** START OF PROVIDED RECORDS **
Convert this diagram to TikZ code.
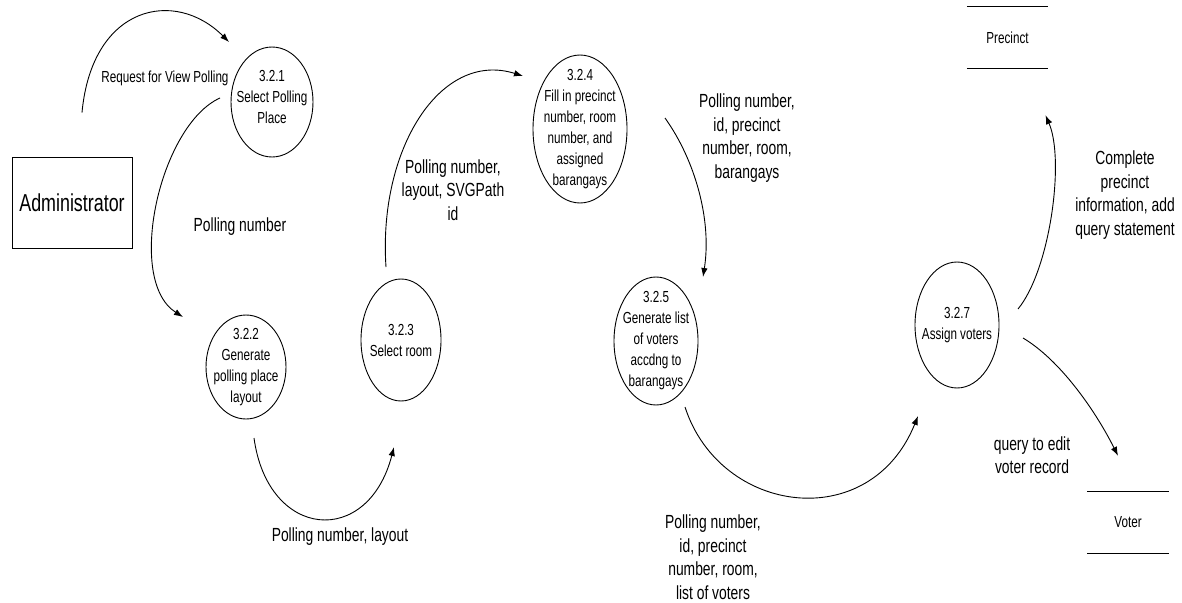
\documentclass[tikz,border=0pt]{standalone}
\usepackage{fontspec}
\setmainfont{Liberation Sans}[FakeStretch=0.73]
\usetikzlibrary{arrows.meta,shapes.geometric}
\begin{document}
\begin{tikzpicture}[x=1pt,y=-1pt,
  flow/.style={draw=black, line width=0.9pt, -{Latex[length=9pt,width=6.5pt]}},
  proc/.style={draw, ellipse, line width=0.9pt, inner sep=0pt},
  ptext/.style={align=center, font=\fontsize{16}{21}\selectfont, inner sep=0pt},
  lbl/.style={align=center, font=\fontsize{19}{23.5}\selectfont, inner sep=0pt},
  store/.style={inner sep=0pt, minimum width=81pt, minimum height=61pt, font=\fontsize{16}{20}\selectfont},
  entity/.style={draw, line width=0.9pt, inner sep=0pt, minimum width=120pt, minimum height=91pt, font=\fontsize{24.5}{28}\selectfont}]
\useasboundingbox (0,0) rectangle (1182,602);

% external entity
\node[entity] (admin) at (72,202.5) {Administrator};

% processes
\node[proc, minimum width=82pt, minimum height=110pt] (n321) at (272,102) {};
\node[ptext] (t321) at ([yshift=5pt]n321.center) {3.2.1\\Select Polling\\Place};
\node[proc, minimum width=80pt, minimum height=104pt] (n322) at (246,367) {};
\node[ptext] (t322) at (n322) {3.2.2\\Generate\\polling place\\layout};
\node[proc, minimum width=80pt, minimum height=122pt] (n323) at (401,340) {};
\node[ptext] (t323) at (n323) {3.2.3\\Select room};
\node[proc, minimum width=94pt, minimum height=148pt] (n324) at (580,129) {};
\node[ptext] (t324) at (n324) {3.2.4\\Fill in precinct\\number, room\\number, and\\assigned\\barangays};
\node[proc, minimum width=84pt, minimum height=128pt] (n325) at (656,341) {};
\node[ptext] (t325) at (n325) {3.2.5\\Generate list\\of voters\\accdng to\\barangays};
\node[proc, minimum width=84pt, minimum height=126pt] (n327) at (957,325) {};
\node[ptext] (t327) at (n327) {3.2.7\\Assign voters};

% data stores
\node[store] (precinct) at (1007.5,37.5) {Precinct};
\draw[line width=0.9pt] (precinct.north west) -- (precinct.north east);
\draw[line width=0.9pt] (precinct.south west) -- (precinct.south east);
\node[store] (voter) at (1128,522.5) {Voter};
\draw[line width=0.9pt] (voter.north west) -- (voter.north east);
\draw[line width=0.9pt] (voter.south west) -- (voter.south east);

% flows
\draw[flow] ([shift={(10,-44)}]admin.north) .. controls (92,5) and (175,-12) .. ([shift={(-43,-60)}]n321.center);
\draw[flow] ([shift={(-52,-4)}]n321.center) .. controls (160,125) and (125,280) .. ([shift={(-63,-50)}]n322.center);
\draw[flow] ([shift={(8,71)}]n322.center) .. controls (268,540) and (368,548) .. ([shift={(-7,107)}]n323.center);
\draw[flow] ([shift={(-15,-73)}]n323.center) .. controls (378,150) and (440,50) .. ([shift={(-57,-53)}]n324.center);
\draw[flow] ([shift={(85,-11)}]n324.center) .. controls (695,160) and (712,220) .. ([shift={(47,-64)}]n325.center);
\draw[flow] ([shift={(29,66)}]n325.center) .. controls (720,515) and (870,535) .. ([shift={(-39,91)}]n327.center);
\draw[flow] ([shift={(61,-16)}]n327.center) .. controls (1050,270) and (1065,160) .. ([shift={(38,47)}]precinct.south);
\draw[flow] ([shift={(66,13)}]n327.center) .. controls (1060,360) and (1095,410) .. ([shift={(-10,-36)}]voter.north);

% labels
\node[ptext] (l1) at (165,78) {Request for View Polling};
\node[lbl] (l2) at (240,227) {Polling number};
\node[lbl] (l3) at (340,537) {Polling number, layout};
\node[lbl] (l4) at (453,190) {Polling number,\\layout, SVGPath\\id};
\node[lbl] (l5) at (747,138) {Polling number,\\id, precinct\\number, room,\\barangays};
\node[lbl] (l6) at (713,557) {Polling number,\\id, precinct\\number, room,\\list of voters};
\node[lbl] (l7) at (1125,195) {Complete\\precinct\\information, add\\query statement};
\node[lbl] (l8) at (1032,455) {query to edit\\voter record};
\end{tikzpicture}
\end{document}
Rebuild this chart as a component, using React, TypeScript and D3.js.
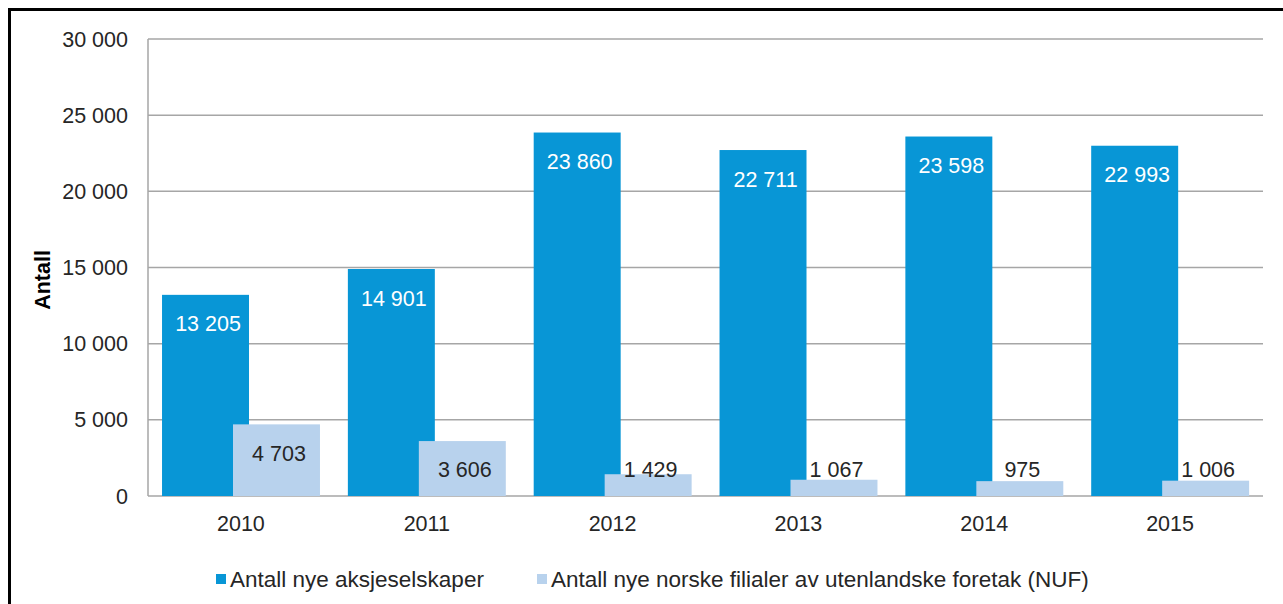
import React from 'react';
import * as d3 from 'd3';

const years = ['2010', '2011', '2012', '2013', '2014', '2015'];
const aksjeselskaper = [13205, 14901, 23860, 22711, 23598, 22993];
const nuf = [4703, 3606, 1429, 1067, 975, 1006];
const yTicks = [0, 5000, 10000, 15000, 20000, 25000, 30000];
const seriesNames = [
  'Antall nye aksjeselskaper',
  'Antall nye norske filialer av utenlandske foretak (NUF)',
];

const W = 1283;
const H = 604;
const FONT = '"Liberation Sans", Arial, sans-serif';
const BLUE = '#0896d6';
const LIGHT = '#b8d2ed';
const TEXT = '#262626';

const fmt = (v: number) => d3.format(',')(v).replace(/,/g, ' ');

export default function App() {
  const x = d3.scaleBand().domain(years).range([148, 1263]).padding(0);
  const y = d3.scaleLinear().domain([0, 30000]).range([496, 39]);
  const bw = x.bandwidth();
  const barW = bw * 0.468;
  const off1 = bw * 0.0755;
  const off2 = off1 + barW * 0.816;

  return (
    <svg
      width={W}
      height={H}
      style={{ position: 'absolute', left: 0, top: 0, background: '#fff' }}
      fontFamily={FONT}
    >
      <rect x={9.5} y={9.5} width={W + 20} height={H + 20} fill="none" stroke="#000" strokeWidth={3} />

      {yTicks.map((t) => (
        <g key={t}>
          <line x1={148} x2={1263} y1={y(t)} y2={y(t)} stroke="#a6a6a6" strokeWidth={1.5} />
          <text x={128} y={y(t)} dy="0.35em" textAnchor="end" fontSize={21.5} fill={TEXT}>
            {fmt(t)}
          </text>
        </g>
      ))}
      <line x1={148} x2={148} y1={y(30000)} y2={y(0)} stroke="#a6a6a6" strokeWidth={1.5} />

      <text
        transform="translate(50,280) rotate(-90)"
        textAnchor="middle"
        fontSize={21.5}
        fontWeight="bold"
        fill="#000"
      >
        Antall
      </text>

      {years.map((yr, i) => {
        const x0 = x(yr)!;
        const t1 = y(aksjeselskaper[i]);
        const t2 = y(nuf[i]);
        return (
          <g key={yr}>
            <rect x={x0 + off1} y={t1} width={barW} height={y(0) - t1} fill={BLUE} />
            <rect x={x0 + off2} y={t2} width={barW} height={y(0) - t2} fill={LIGHT} />
            <text
              x={x0 + off1 + barW / 2 + 2.5}
              y={t1 + 29}
              dy="0.35em"
              textAnchor="middle"
              fontSize={21.5}
              fill="#fff"
            >
              {fmt(aksjeselskaper[i])}
            </text>
            <text
              x={x0 + off2 + barW / 2 + 2.5}
              y={Math.min(t2 + 29, 469)}
              dy="0.35em"
              textAnchor="middle"
              fontSize={21.5}
              fill={TEXT}
            >
              {fmt(nuf[i])}
            </text>
            <text x={x0 + bw / 2} y={523} dy="0.35em" textAnchor="middle" fontSize={21.5} fill={TEXT}>
              {yr}
            </text>
          </g>
        );
      })}

      {seriesNames.map((name, i) => {
        const lx = i === 0 ? 216 : 537;
        return (
          <g key={name}>
            <rect x={lx} y={574} width={10} height={10} fill={i === 0 ? BLUE : LIGHT} />
            <text x={lx + 14} y={587} fontSize={22.5} fill={TEXT}>
              {name}
            </text>
          </g>
        );
      })}
    </svg>
  );
}
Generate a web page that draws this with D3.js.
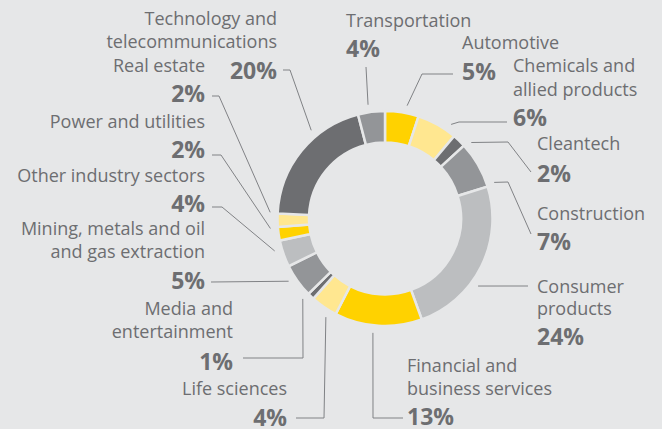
<!DOCTYPE html>
<html>
<head>
<meta charset="utf-8">
<script src="https://cdn.jsdelivr.net/npm/d3@7"></script>
<style>
  html, body { margin: 0; padding: 0; background: #e6e7e8; }
  svg { display: block; }
  .lbl { font-family: "Open Sans", Roboto, sans-serif; font-size: 18px; fill: #6d6e71; }
  .pct { font-family: "Open Sans", Roboto, sans-serif; font-size: 23px; font-weight: 700; fill: #6d6e71; }
</style>
</head>
<body>
<div id="chart"></div>
<script>
const W = 662, H = 429;

// data, clockwise from 12 o'clock
const sectors = [
  "Automotive", "Chemicals and allied products", "Cleantech", "Construction",
  "Consumer products", "Financial and business services", "Life sciences",
  "Media and entertainment", "Mining, metals and oil and gas extraction",
  "Other industry sectors", "Power and utilities", "Real estate",
  "Technology and telecommunications", "Transportation"
];
const shares = [5, 6, 2, 7, 24, 13, 4, 1, 5, 4, 2, 2, 20, 4];
const palette = ["#ffd200", "#ffe790", "#6d6e71", "#939598", "#bcbec0"];

// label layout (text lines, anchor, baselines, leader elbows, angle tweak in degrees)
const layout = [
  { lines: ["Automotive"], anchor: "start", x: 462, y: [49], py: 80, pts: [[453, 74], [422, 74]], da: 2 },
  { lines: ["Chemicals and", "allied products"], anchor: "start", x: 513, y: [72, 96], py: 126, pts: [[507, 122], [459, 122]], da: 6 },
  { lines: ["Cleantech"], anchor: "start", x: 537, y: [150], py: 182, pts: [[531, 172], [508, 142]], da: 5 },
  { lines: ["Construction"], anchor: "start", x: 537, y: [220], py: 250, pts: [[531, 234], [508, 182]], da: 11.7 },
  { lines: ["Consumer", "products"], anchor: "start", x: 537, y: [293, 315], py: 345, pts: [[528, 286]], da: 9.6 },
  { lines: ["Financial and", "business services"], anchor: "start", x: 407, y: [372, 395], py: 425, pts: [[403, 418], [373, 418]], da: 2.4 },
  { lines: ["Life sciences"], anchor: "end", x: 287, y: [395], py: 426, pts: [[296, 418], [324, 418]], da: -3.6 },
  { lines: ["Media and", "entertainment"], anchor: "end", x: 233, y: [315, 338], py: 370, pts: [[243, 358], [303, 358]], da: 2 },
  { lines: ["Mining, metals and oil", "and gas extraction"], anchor: "end", x: 205, y: [235, 258], py: 289, pts: [[211, 282]], da: 2.4 },
  { lines: ["Other industry sectors"], anchor: "end", x: 205, y: [182], py: 212, pts: [[212, 207], [222, 207]], da: 2.7 },
  { lines: ["Power and utilities"], anchor: "end", x: 205, y: [128], py: 158, pts: [[212, 155], [221, 155]], da: 3.2 },
  { lines: ["Real estate"], anchor: "end", x: 205, y: [72], py: 102, pts: [[212, 96], [219, 96]], da: 4 },
  { lines: ["Technology and", "telecommunications"], anchor: "end", x: 277, y: [25, 48], py: 79, pts: [[283, 70], [290, 70]], da: 11 },
  { lines: ["Transportation"], anchor: "start", x: 346, y: [27], py: 57, pts: [[366, 67]], da: -1.2 }
];

const cx = 385, cy = 218.5, rOuter = 107.5, rInner = 76, rLeader = 115;

const svg = d3.select("#chart").append("svg")
  .attr("width", W)
  .attr("height", H);

svg.append("rect").attr("width", W).attr("height", H).attr("fill", "#e6e7e8");

const pie = d3.pie().sort(null).value(d => d)(shares);
const arc = d3.arc().innerRadius(rInner).outerRadius(rOuter);

const g = svg.append("g").attr("transform", "translate(" + cx + "," + cy + ")");

g.selectAll("path.slice")
  .data(pie)
  .enter()
  .append("path")
  .attr("class", "slice")
  .attr("d", arc)
  .attr("fill", (d, i) => palette[i % palette.length])
  .attr("stroke", "#e6e7e8")
  .attr("stroke-width", 2.5);

// leader lines
const line = d3.line();
pie.forEach((d, i) => {
  const L = layout[i];
  const a = (d.startAngle + d.endAngle) / 2 + L.da * Math.PI / 180;
  const end = [cx + rLeader * Math.sin(a), cy - rLeader * Math.cos(a)];
  svg.append("path")
    .attr("d", line(L.pts.concat([end])))
    .attr("fill", "none")
    .attr("stroke", "#808285")
    .attr("stroke-width", 1);
});

// labels
layout.forEach((L, i) => {
  L.lines.forEach((t, j) => {
    svg.append("text")
      .attr("class", "lbl")
      .attr("x", L.x)
      .attr("y", L.y[j])
      .attr("text-anchor", L.anchor)
      .text(t);
  });
  svg.append("text")
    .attr("class", "pct")
    .attr("x", L.x)
    .attr("y", L.py)
    .attr("text-anchor", L.anchor)
    .text(shares[i] + "%");
});
</script>
</body>
</html>
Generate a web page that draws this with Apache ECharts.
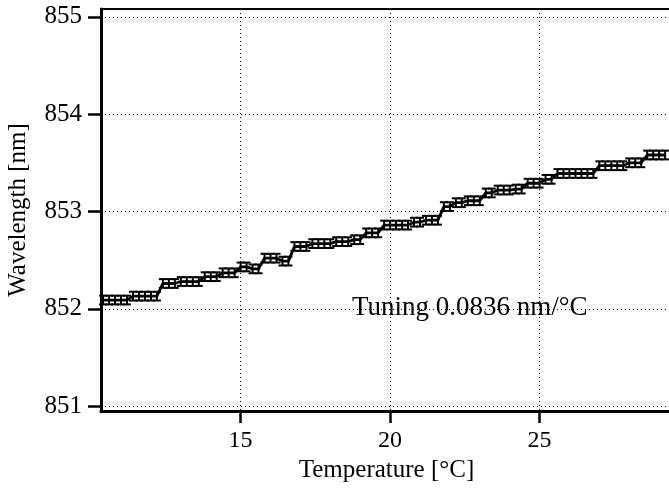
<!DOCTYPE html>
<html>
<head>
<meta charset="utf-8">
<script src="https://cdn.jsdelivr.net/npm/echarts@6/dist/echarts.min.js"></script>
<style>
html,body{margin:0;padding:0;background:#fff;}
#chart{width:669px;height:493px;}
</style>
</head>
<body>
<div id="chart"></div>
<script>
// Temperature [°C]
var temperatures = [
  10.4,10.6,10.8,11.0,11.2, 11.4,11.6,11.8,12.0,12.2, 12.4,12.6,12.8, 13.0,13.2,13.4,13.6,
  13.8,14.0,14.2, 14.4,14.6,14.8, 15.0,15.2, 15.4,15.6, 15.8,16.0,16.2, 16.4,16.6,
  16.8,17.0,17.2, 17.4,17.6,17.8,18.0, 18.2,18.4,18.6, 18.8,19.0, 19.2,19.4,19.6,
  19.8,20.0,20.2,20.4,20.6, 20.8,21.0, 21.2,21.4,21.6, 21.8,22.0, 22.2,22.4,
  22.6,22.8,23.0, 23.2,23.4, 23.6,23.8,24.0, 24.2,24.4, 24.6,24.8,25.0, 25.2,25.4,
  25.6,25.8,26.0,26.2,26.4,26.6,26.8, 27.0,27.2,27.4,27.6,27.8, 28.0,28.2,28.4,
  28.6,28.8,29.0,29.2
];
// Wavelength [nm]
var wavelengths = [
  852.09,852.09,852.09,852.09,852.09, 852.13,852.13,852.13,852.13,852.13, 852.26,852.26,852.26, 852.28,852.28,852.28,852.28,
  852.33,852.33,852.33, 852.37,852.37,852.37, 852.43,852.43, 852.41,852.41, 852.52,852.52,852.52, 852.49,852.49,
  852.64,852.64,852.64, 852.67,852.67,852.67,852.67, 852.69,852.69,852.69, 852.71,852.71, 852.78,852.78,852.78,
  852.86,852.86,852.86,852.86,852.86, 852.89,852.89, 852.91,852.91,852.91, 853.05,853.05, 853.09,853.09,
  853.11,853.11,853.11, 853.19,853.19, 853.22,853.22,853.22, 853.23,853.23, 853.29,853.29,853.29, 853.33,853.33,
  853.39,853.39,853.39,853.39,853.39,853.39,853.39, 853.47,853.47,853.47,853.47,853.47, 853.50,853.50,853.50,
  853.58,853.58,853.58,853.58
];
// error (± nm)
var errors = wavelengths.map(function(){ return 0.045; });

var xTicks = [15, 20, 25];
var yTicks = [851, 852, 853, 854, 855];

var annotationText = 'Tuning 0.0836 nm/°C';

var lineData = temperatures.map(function(t, i){ return [t, wavelengths[i]]; });
var errData = temperatures.map(function(t, i){ return [t, wavelengths[i] - errors[i], wavelengths[i] + errors[i]]; });

var serif = 'Liberation Serif';
var chart = echarts.init(document.getElementById('chart'), null, {renderer: 'canvas'});

chart.setOption({
  animation: false,
  backgroundColor: '#fff',
  grid: {
    left: 101, right: -3, top: 9, bottom: 82,
    outerBoundsMode: 'none', containLabel: false,
    show: true, borderColor: '#000', borderWidth: 2, backgroundColor: 'transparent'
  },
  xAxis: {
    type: 'value', min: 10.33, max: 29.43,
    name: 'Temperature [°C]', nameLocation: 'middle', nameGap: 43,
    nameTextStyle: {fontFamily: serif, fontSize: 25, color: '#000'},
    axisLine: {show: true, onZero: false, lineStyle: {color: '#000', width: 3}},
    axisTick: {show: true, inside: false, length: 12, customValues: xTicks, lineStyle: {color: '#000', width: 2.5}},
    axisLabel: {show: true, margin: 18, customValues: xTicks, fontFamily: serif, fontSize: 24, color: '#000'},
    splitLine: {show: true, lineStyle: {color: '#000', width: 1, type: [1, 3]}}
  },
  yAxis: {
    type: 'value', min: 850.95, max: 855.08,
    name: 'Wavelength [nm]', nameLocation: 'middle', nameGap: 70, nameRotate: 90,
    nameTextStyle: {fontFamily: serif, fontSize: 25, color: '#000'},
    axisLine: {show: true, onZero: false, lineStyle: {color: '#000', width: 3}},
    axisTick: {show: true, inside: false, length: 13, customValues: yTicks, lineStyle: {color: '#000', width: 2.5}},
    axisLabel: {show: true, margin: 19, customValues: yTicks, fontFamily: serif, fontSize: 25, color: '#000'},
    splitLine: {show: true, lineStyle: {color: '#000', width: 1, type: [1, 3]}}
  },
  series: [
    {
      type: 'line', data: lineData, showSymbol: false, symbol: 'none',
      lineStyle: {color: '#000', width: 2.8}, z: 3
    },
    {
      type: 'custom', data: errData, z: 4,
      encode: {x: 0, y: [1, 2]},
      renderItem: function(params, api){
        var x = api.value(0);
        var lo = api.coord([x, api.value(1)]);
        var hi = api.coord([x, api.value(2)]);
        var w = 4;
        var st = {stroke: '#000', lineWidth: 2};
        return {
          type: 'group',
          children: [
            {type: 'line', shape: {x1: lo[0], y1: lo[1], x2: hi[0], y2: hi[1]}, style: st},
            {type: 'line', shape: {x1: lo[0]-w, y1: lo[1], x2: lo[0]+w, y2: lo[1]}, style: st},
            {type: 'line', shape: {x1: hi[0]-w, y1: hi[1], x2: hi[0]+w, y2: hi[1]}, style: st}
          ]
        };
      }
    }
  ],
  graphic: [
    {type: 'text', left: 352, top: 294, silent: true,
     style: {text: annotationText, fontFamily: serif, fontSize: 27, fill: '#000'}}
  ]
});
</script>
</body>
</html>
** END OF PROVIDED RECORDS **
SHORT PROBLEM. Quote, exactly and only, the lines from the first line of the data above through the line containing "(admin) at (72,202.5)". The pictures do not belong in it.

TASK RESULT.
Convert this diagram to TikZ code.
\documentclass[tikz,border=0pt]{standalone}
\usepackage{fontspec}
\setmainfont{Liberation Sans}[FakeStretch=0.73]
\usetikzlibrary{arrows.meta,shapes.geometric}
\begin{document}
\begin{tikzpicture}[x=1pt,y=-1pt,
  flow/.style={draw=black, line width=0.9pt, -{Latex[length=9pt,width=6.5pt]}},
  proc/.style={draw, ellipse, line width=0.9pt, inner sep=0pt},
  ptext/.style={align=center, font=\fontsize{16}{21}\selectfont, inner sep=0pt},
  lbl/.style={align=center, font=\fontsize{19}{23.5}\selectfont, inner sep=0pt},
  store/.style={inner sep=0pt, minimum width=81pt, minimum height=61pt, font=\fontsize{16}{20}\selectfont},
  entity/.style={draw, line width=0.9pt, inner sep=0pt, minimum width=120pt, minimum height=91pt, font=\fontsize{24.5}{28}\selectfont}]
\useasboundingbox (0,0) rectangle (1182,602);

% external entity
\node[entity] (admin) at (72,202.5) {Administrator};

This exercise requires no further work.